Investigating Regularization of Self-Play Language Models
Reda Alami, Abdalgader Abubaker, Mastane Achab, Mohamed El Amine Seddik, Salem Lahlou
TL;DR
This work tackles instability in self-play fine-tuning (SPIN) for language model alignment by introducing two regularization strategies: an explicit KL penalty toward a base policy and a fictitious-play-inspired history smoothing that governs the opponent across iterations. The proposed α-SPIN framework incorporates a geometric mixture as the reference policy and a history length $h$ to blend past iterates, enabling controlled updates and potentially better convergence toward data distribution alignment. Empirical results on MT-Bench and the HuggingFace Open LLM Leaderboard show that KL regularization, history-length mixing, and fictitious play can yield improvements in several domains, with α in $(0,1)$ allowing interpolation between vanilla SPIN and DPO-like behavior.
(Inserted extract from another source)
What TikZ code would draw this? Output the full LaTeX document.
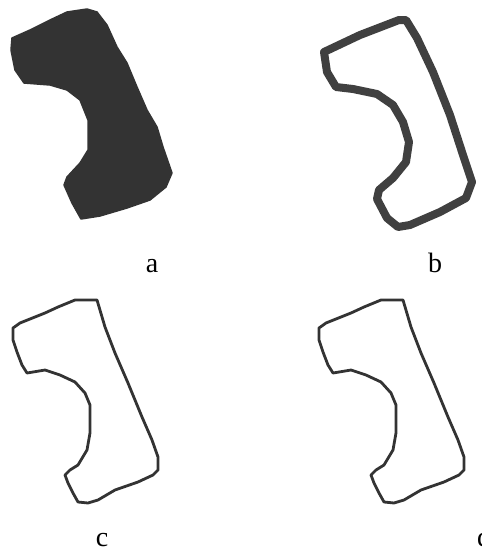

The findings highlight the practical value of regularized self-play and suggest promising avenues, including alternative sampler designs and IPO-based variants, for robust, low-cost alignment of large language models.
Abstract
This paper explores the effects of various forms of regularization in the context of language model alignment via self-play. While both reinforcement learning from human feedback (RLHF) and direct preference optimization (DPO) require to collect costly human-annotated pairwise preferences, the self-play fine-tuning (SPIN) approach replaces the rejected answers by data generated from the previous iterate. However, the SPIN method presents a performance instability issue in the learning phase, which can be mitigated by playing against a mixture of the two previous iterates. In the same vein, we propose in this work to address this issue from two perspectives: first, by incorporating an additional Kullback-Leibler (KL) regularization to stay at the proximity of the reference policy; second, by using the idea of fictitious play which smoothens the opponent policy across all previous iterations. In particular, we show that the KL-based regularizer boils down to replacing the previous policy by its geometric mixture with the base policy inside of the SPIN loss function. We finally discuss empirical results on MT-Bench as well as on the Hugging Face Open LLM Leaderboard.